(Records from a collection)
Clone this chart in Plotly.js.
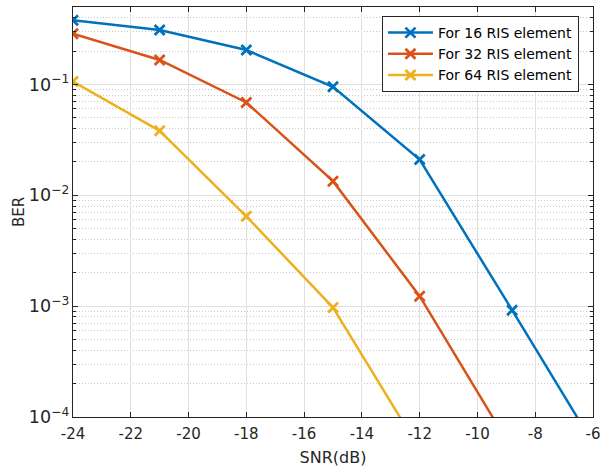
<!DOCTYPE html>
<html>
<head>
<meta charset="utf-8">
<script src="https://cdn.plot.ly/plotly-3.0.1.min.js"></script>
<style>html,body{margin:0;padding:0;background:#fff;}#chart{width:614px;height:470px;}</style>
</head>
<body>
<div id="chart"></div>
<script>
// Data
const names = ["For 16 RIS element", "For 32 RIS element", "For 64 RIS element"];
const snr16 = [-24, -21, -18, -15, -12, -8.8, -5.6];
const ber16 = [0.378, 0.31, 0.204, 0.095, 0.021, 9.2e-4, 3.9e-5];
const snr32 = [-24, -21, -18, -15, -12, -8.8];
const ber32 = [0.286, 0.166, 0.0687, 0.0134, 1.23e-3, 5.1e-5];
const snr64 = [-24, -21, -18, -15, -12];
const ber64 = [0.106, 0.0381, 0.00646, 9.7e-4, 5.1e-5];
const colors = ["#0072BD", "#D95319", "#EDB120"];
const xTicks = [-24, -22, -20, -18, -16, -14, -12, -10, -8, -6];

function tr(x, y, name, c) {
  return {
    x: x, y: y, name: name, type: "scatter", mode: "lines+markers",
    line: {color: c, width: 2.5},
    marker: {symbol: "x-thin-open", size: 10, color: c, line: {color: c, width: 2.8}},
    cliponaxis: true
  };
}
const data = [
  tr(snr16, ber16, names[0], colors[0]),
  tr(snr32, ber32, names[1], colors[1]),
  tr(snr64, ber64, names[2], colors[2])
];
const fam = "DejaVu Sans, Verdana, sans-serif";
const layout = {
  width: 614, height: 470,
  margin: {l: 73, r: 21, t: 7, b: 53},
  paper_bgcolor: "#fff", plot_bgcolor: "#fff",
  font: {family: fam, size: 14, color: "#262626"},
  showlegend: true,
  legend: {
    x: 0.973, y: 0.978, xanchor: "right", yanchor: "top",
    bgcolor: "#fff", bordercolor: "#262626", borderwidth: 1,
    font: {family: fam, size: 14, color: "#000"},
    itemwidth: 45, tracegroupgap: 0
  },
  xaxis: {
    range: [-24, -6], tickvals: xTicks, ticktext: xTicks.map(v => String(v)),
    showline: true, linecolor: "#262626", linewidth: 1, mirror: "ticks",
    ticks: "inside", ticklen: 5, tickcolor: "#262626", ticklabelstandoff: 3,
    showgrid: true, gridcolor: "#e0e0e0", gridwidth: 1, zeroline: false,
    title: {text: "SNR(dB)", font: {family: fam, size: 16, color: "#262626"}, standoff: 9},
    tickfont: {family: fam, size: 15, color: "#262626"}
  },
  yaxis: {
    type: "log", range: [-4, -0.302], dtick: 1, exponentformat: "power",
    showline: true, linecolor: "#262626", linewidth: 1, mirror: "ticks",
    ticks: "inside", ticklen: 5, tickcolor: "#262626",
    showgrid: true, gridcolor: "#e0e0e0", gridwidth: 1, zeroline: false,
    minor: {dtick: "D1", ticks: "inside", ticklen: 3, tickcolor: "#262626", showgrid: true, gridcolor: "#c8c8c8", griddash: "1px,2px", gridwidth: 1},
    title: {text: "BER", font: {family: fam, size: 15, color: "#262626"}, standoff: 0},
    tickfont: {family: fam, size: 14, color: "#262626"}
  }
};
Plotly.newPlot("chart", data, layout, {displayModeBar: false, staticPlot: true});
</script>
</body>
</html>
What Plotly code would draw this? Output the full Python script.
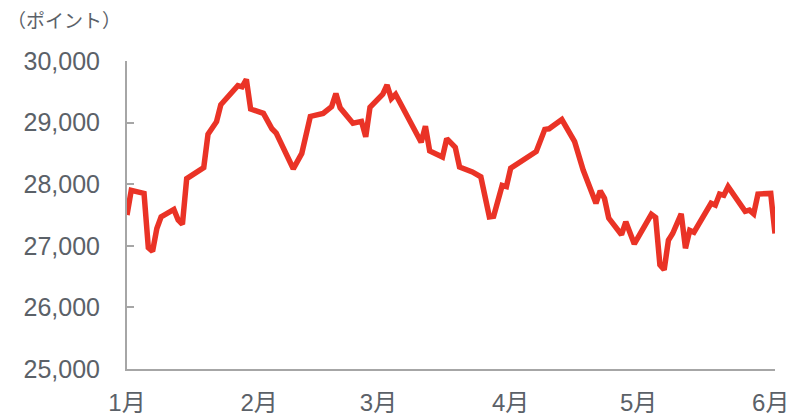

Exercise task: Extract the text of all the records above verbatim, excluding pictures.

Answer to the problem:
Clone this chart in Plotly.js.
<!DOCTYPE html>
<html>
<head>
<meta charset="utf-8">
<script src="https://cdn.plot.ly/plotly-3.0.1.min.js"></script>
<style>html,body{margin:0;padding:0;background:#fff;}#chart{width:614px;height:470px;}</style>
</head>
<body>
<div id="chart"></div>
<script>
// Data
const names = ["For 16 RIS element", "For 32 RIS element", "For 64 RIS element"];
const snr16 = [-24, -21, -18, -15, -12, -8.8, -5.6];
const ber16 = [0.378, 0.31, 0.204, 0.095, 0.021, 9.2e-4, 3.9e-5];
const snr32 = [-24, -21, -18, -15, -12, -8.8];
const ber32 = [0.286, 0.166, 0.0687, 0.0134, 1.23e-3, 5.1e-5];
const snr64 = [-24, -21, -18, -15, -12];
const ber64 = [0.106, 0.0381, 0.00646, 9.7e-4, 5.1e-5];
const colors = ["#0072BD", "#D95319", "#EDB120"];
const xTicks = [-24, -22, -20, -18, -16, -14, -12, -10, -8, -6];

function tr(x, y, name, c) {
  return {
    x: x, y: y, name: name, type: "scatter", mode: "lines+markers",
    line: {color: c, width: 2.5},
    marker: {symbol: "x-thin-open", size: 10, color: c, line: {color: c, width: 2.8}},
    cliponaxis: true
  };
}
const data = [
  tr(snr16, ber16, names[0], colors[0]),
  tr(snr32, ber32, names[1], colors[1]),
  tr(snr64, ber64, names[2], colors[2])
];
const fam = "DejaVu Sans, Verdana, sans-serif";
const layout = {
  width: 614, height: 470,
  margin: {l: 73, r: 21, t: 7, b: 53},
  paper_bgcolor: "#fff", plot_bgcolor: "#fff",
  font: {family: fam, size: 14, color: "#262626"},
  showlegend: true,
  legend: {
    x: 0.973, y: 0.978, xanchor: "right", yanchor: "top",
    bgcolor: "#fff", bordercolor: "#262626", borderwidth: 1,
    font: {family: fam, size: 14, color: "#000"},
    itemwidth: 45, tracegroupgap: 0
  },
  xaxis: {
    range: [-24, -6], tickvals: xTicks, ticktext: xTicks.map(v => String(v)),
    showline: true, linecolor: "#262626", linewidth: 1, mirror: "ticks",
    ticks: "inside", ticklen: 5, tickcolor: "#262626", ticklabelstandoff: 3,
    showgrid: true, gridcolor: "#e0e0e0", gridwidth: 1, zeroline: false,
    title: {text: "SNR(dB)", font: {family: fam, size: 16, color: "#262626"}, standoff: 9},
    tickfont: {family: fam, size: 15, color: "#262626"}
  },
  yaxis: {
    type: "log", range: [-4, -0.302], dtick: 1, exponentformat: "power",
    showline: true, linecolor: "#262626", linewidth: 1, mirror: "ticks",
    ticks: "inside", ticklen: 5, tickcolor: "#262626",
    showgrid: true, gridcolor: "#e0e0e0", gridwidth: 1, zeroline: false,
    minor: {dtick: "D1", ticks: "inside", ticklen: 3, tickcolor: "#262626", showgrid: true, gridcolor: "#c8c8c8", griddash: "1px,2px", gridwidth: 1},
    title: {text: "BER", font: {family: fam, size: 15, color: "#262626"}, standoff: 0},
    tickfont: {family: fam, size: 14, color: "#262626"}
  }
};
Plotly.newPlot("chart", data, layout, {displayModeBar: false, staticPlot: true});
</script>
</body>
</html>
What Plotly code would draw this? Output the full Python script.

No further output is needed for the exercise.